A better translation might be, “God is the one working in you both the willing and the working.” The Greek word translated “work” is the source of our word, “energy” or “energize.” God gives us the desire and the energy to enact Christ’s compassion in the world. The “you” is plural, showing that God is among us, having come among us as a slave, as one who serves. This divine condescension and companionship thus is not only or even primarily an example for us in our dealings with one another, but the actual motivating power operating in and through those mutual relationships.
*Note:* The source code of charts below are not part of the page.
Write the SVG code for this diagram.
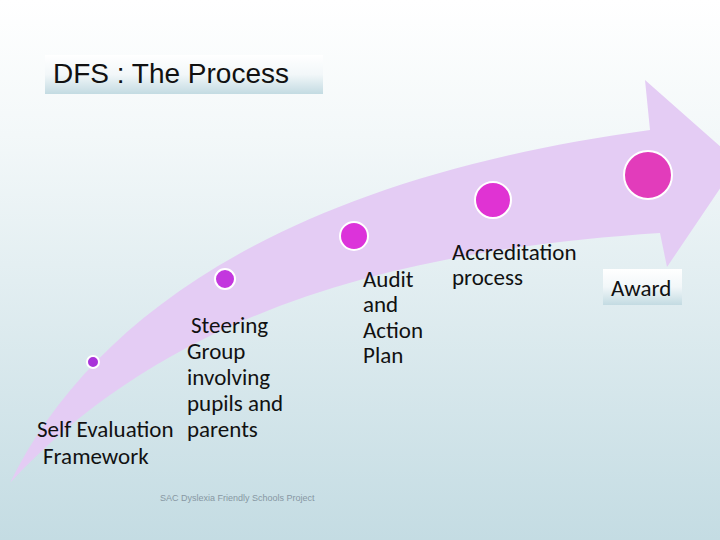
<svg xmlns="http://www.w3.org/2000/svg" width="720" height="540" viewBox="0 0 720 540">
<defs>
<linearGradient id="bg" x1="0" y1="0" x2="0" y2="1">
<stop offset="0" stop-color="#ffffff"/>
<stop offset="0.25" stop-color="#f3f8f9"/>
<stop offset="1" stop-color="#c4dce3"/>
</linearGradient>
<linearGradient id="box" x1="0" y1="0" x2="0" y2="1">
<stop offset="0" stop-color="#ffffff"/>
<stop offset="0.5" stop-color="#f2f7f9"/>
<stop offset="1" stop-color="#c3dbe2"/>
</linearGradient>
<style>
.lbl{font-family:Carlito,Lato,"Open Sans",sans-serif;font-size:23px;fill:#111}
.dot{stroke:#ffffff;stroke-width:2}
</style>
</defs>
<rect width="720" height="540" fill="url(#bg)"/>
<g id="connectors">
<path id="arrow" d="M10,483 C90,320 280,180 650,130 L645,80 L738,162 L667,267 L660,233 C400,250 170,310 10,483 Z" fill="#e4ccf4"/>
</g>
<g id="title">
<rect x="45" y="55" width="278" height="39" fill="url(#box)"/>
<text x="53" y="83" font-family="'Liberation Sans',Arial,sans-serif" font-size="28" fill="#111">DFS : The Process</text>
</g>
<g id="node-self-evaluation">
<circle class="dot" cx="93" cy="362" r="6" fill="#a933d9"/>
<text class="lbl" x="37" y="437">Self Evaluation</text>
<text class="lbl" x="43" y="464">Framework</text>
</g>
<g id="node-steering-group">
<circle class="dot" cx="225" cy="279" r="10" fill="#c337de"/>
<text class="lbl" x="191" y="333">Steering</text>
<text class="lbl" x="187" y="359">Group</text>
<text class="lbl" x="187" y="385">involving</text>
<text class="lbl" x="187" y="411">pupils and</text>
<text class="lbl" x="187" y="437">parents</text>
</g>
<g id="node-audit">
<circle class="dot" cx="354" cy="236" r="14" fill="#dc33da"/>
<text class="lbl" x="363" y="287">Audit</text>
<text class="lbl" x="363" y="312">and</text>
<text class="lbl" x="363" y="338">Action</text>
<text class="lbl" x="363" y="363">Plan</text>
</g>
<g id="node-accreditation">
<circle class="dot" cx="493" cy="200" r="18" fill="#e033d3"/>
<text class="lbl" x="452" y="260">Accreditation</text>
<text class="lbl" x="452" y="285">process</text>
</g>
<g id="node-award">
<circle class="dot" cx="648" cy="175" r="24" fill="#e23cbb"/>
<rect x="603" y="269" width="79" height="36" fill="url(#box)"/>
<text class="lbl" x="611" y="296">Award</text>
</g>
<text x="160" y="501" font-family="'Liberation Sans',Arial,sans-serif" font-size="9" fill="#8797a3">SAC Dyslexia Friendly Schools Project</text>
</svg>
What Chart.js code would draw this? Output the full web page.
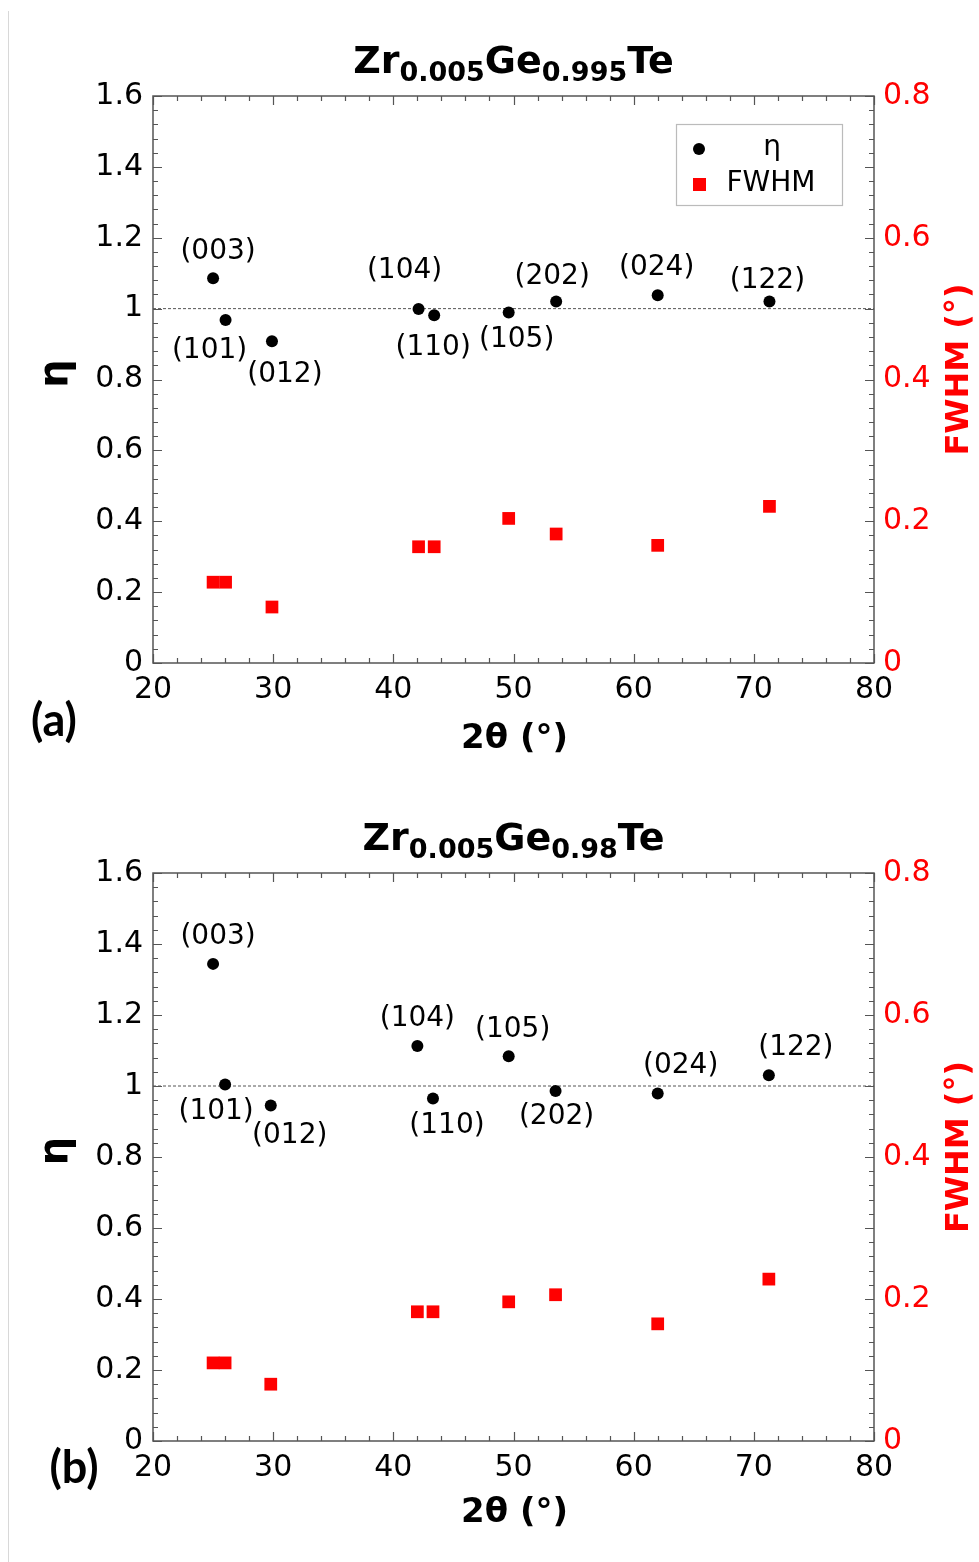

Similarly, the “salvation” we are to work out is not our private, individual destiny, but rather, the quality of our corporate life as it is lived under the rule of the Savior. Paul already has described this quality of life in terms of mutual love and affection, sharing in the Spirit, unity, humility, putting others first — and all of this “in Christ” (2:1-4). Here is real “quality of life!” And it is a public life, a public “politics.”

Just as last week’s lesson told us to let our manner of life, our “politics,” be worthy of the gospel so that it is a public demonstration of the meaning of salvation, so immediately following today’s lesson, Paul tells us we “shine as lights in the world”  (3:15). Echoing the story of God’s revelation on Mount Sinai, the “fear and trembling” (2:12) evoked by Christ’s incarnation, death and exaltation tell us we are in the presence of God. This is the language of theophany. God’s self-revelation issues in a transformed community that itself becomes a kind of theophany, a manifestation of God’s presence in the world.

Finally, the drama of salvation enacted by Christ (2:6-11) and embedded in exhortations to act in ways that mirror Christ’s humiliation, service and obedience (2:1-5, 12-13), is a kind of street theater that involves the audience in the action. This is not a television show or a movie; it is not virtual reality; it is God’s action in the flesh, invading our worlds, catching us up into the saving work of God, making us also participants, actors in the drama. No longer mere spectators, we are part of the “spectacle” of God (1 Corinthians 4:9).